A.M. GALOPIM DE CARVALHO : - Sim, icnofósseis, do grego ichnos, que quer dizer vestígio, marca, impressão... Ao passar sobre um terreno brando, lamacento, neste caso uma laguna litoral, um grande herbívoro bípede, talvez um ornitópode, deixou marcas sob a forma de pegadas ao longo de um trilho de mais de 130 metros. No mesmo local e na mesma época, há ainda uma pista com pegadas tridáctilas de um carnívoro bípede - terópode - de médio porte. É o mais moderno dos vestígios destes animais entre nós e um dos mais longos.

TRIPLOV : - Como era a paleogeografia do Cretácico?

A.M. GALOPIM DE CARVALHO : - Um grande e único supercontinente, a Pangea, começou a fragmentar-se no início da Era Mezozóica, processo ainda em curso no Cretácico.
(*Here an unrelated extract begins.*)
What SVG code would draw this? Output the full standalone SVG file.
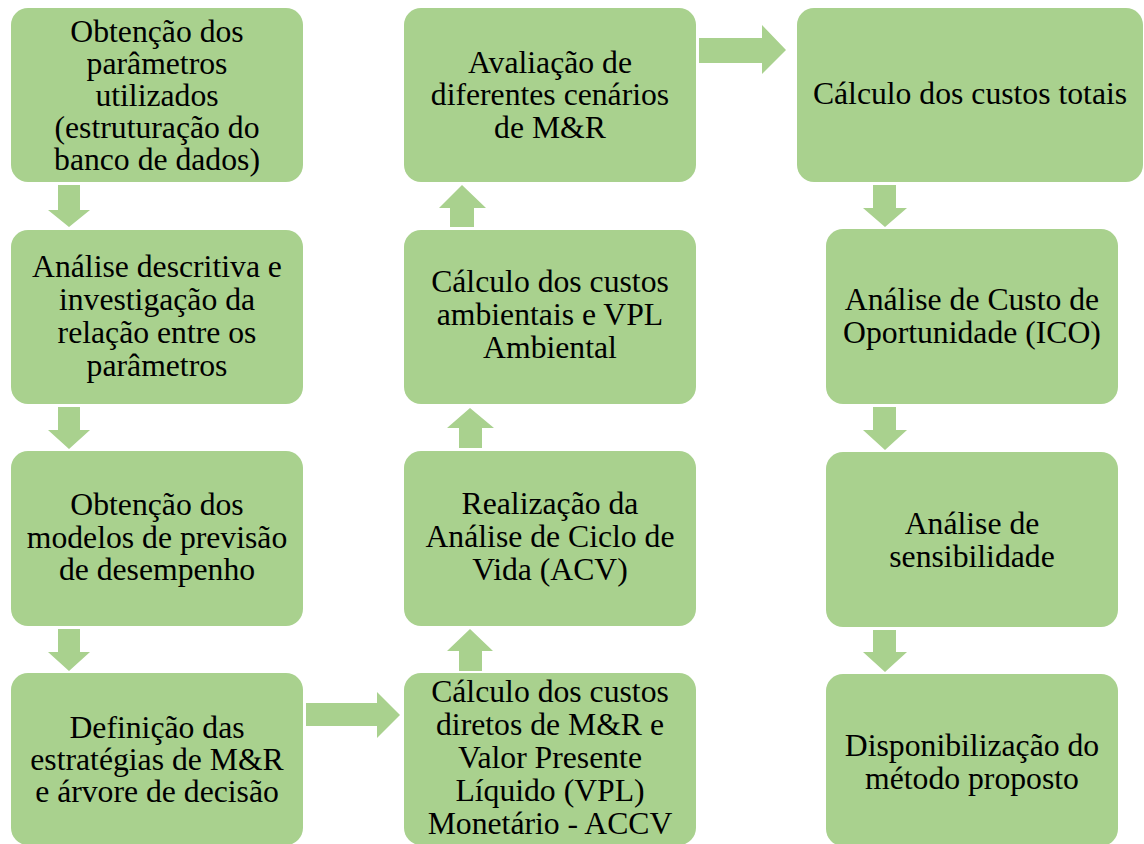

Nessa época, um oceano recém-criado e ainda muito estreito começava a isolar terras até então contíguas e a separar definitivamente as populações da América do Norte das da Eurásia.

TRIPLOV : - Quais as razões invocadas pelos paleontólogos para o desaparecimento de dinossauros como Tyranosaurus rex?

A.M. GALOPIM DE CARVALHO : - Uma parte muito significativa da comunidade científica, neste domínio do saber, defende a teoria segundo a qual um mega-impacte produzido por um asteróide ou um cometa, da ordem da dezena de quilómetros de diâmetro, criou condições que levaram à rápida extinção de três quartos (75%) dos grupos biológicos de então. Entre essas condições dá-se relevo ao obscurecimento da atmosfera, às perturbações no clima global, às chuvas ácidas, etc.. Tyranosaurus rex e todos os dinossáurios seus contemporâneos desapareceram durante esta crise biológica, referida como uma "extinção em massa".

TRIPLOV : - Os dinossauros devem ser muito diferentes uns dos outros, não só por uns serem herbívoros e outros carnívoros, uns da altura de prédios e outros do tamanho de aves, mas porque em alguns o comportamento parece aproximar-se do dos mamíferos, por exemplo no cuidado dispensado às crias pelos pais. Mamíferos e aves tratam dos filhotes, os répteis, em geral, não. Além da oviparidade, é conhecido entre eles algum outro modo de reprodução?

A.M. GALOPIM DE CARVALHO : - Sabemos hoje que os crocodilos cuidam dos seus filhotes e os vigiam nos primeiros tempos de vida. Conhecem-se umas oitocentas espécies de dinossáurios. Entre um tão elevado número, certamente muito inferior ao das que existiam (ainda por descobrir e estudar), o número de casos de que se conhece o modo de reprodução é mínimo, inferior a uma dezena, todos eles indicadores de oviparidade.

TRIPLOV : - O Prof. Galopim é conhecido por ser o homem dos dinossauros em Portugal, apesar de a sua actividade neste domínio ter sido sobretudo a de popularização do conhecimento científico e luta com as autoridades para a preservação dos geomonumentos. Qual é o saldo actual da situação?

A.M. GALOPIM DE CARVALHO : - O saldo tem sido positivo. O processo tem decorrido com muita lentidão mas a passos firmes. Já se salvaram do betão e do asfalto muitos geomonumentos. A Jazida da Pedreira da Galinha, na Serra d'Aire, é um exemplo de que nos devemos orgulhar. A de Carenque continua a ser objecto de uma luta muito difícil e longa (já dura há 12 anos), mas estou certo que irá ter o desfecho digno e feliz a que tem direito.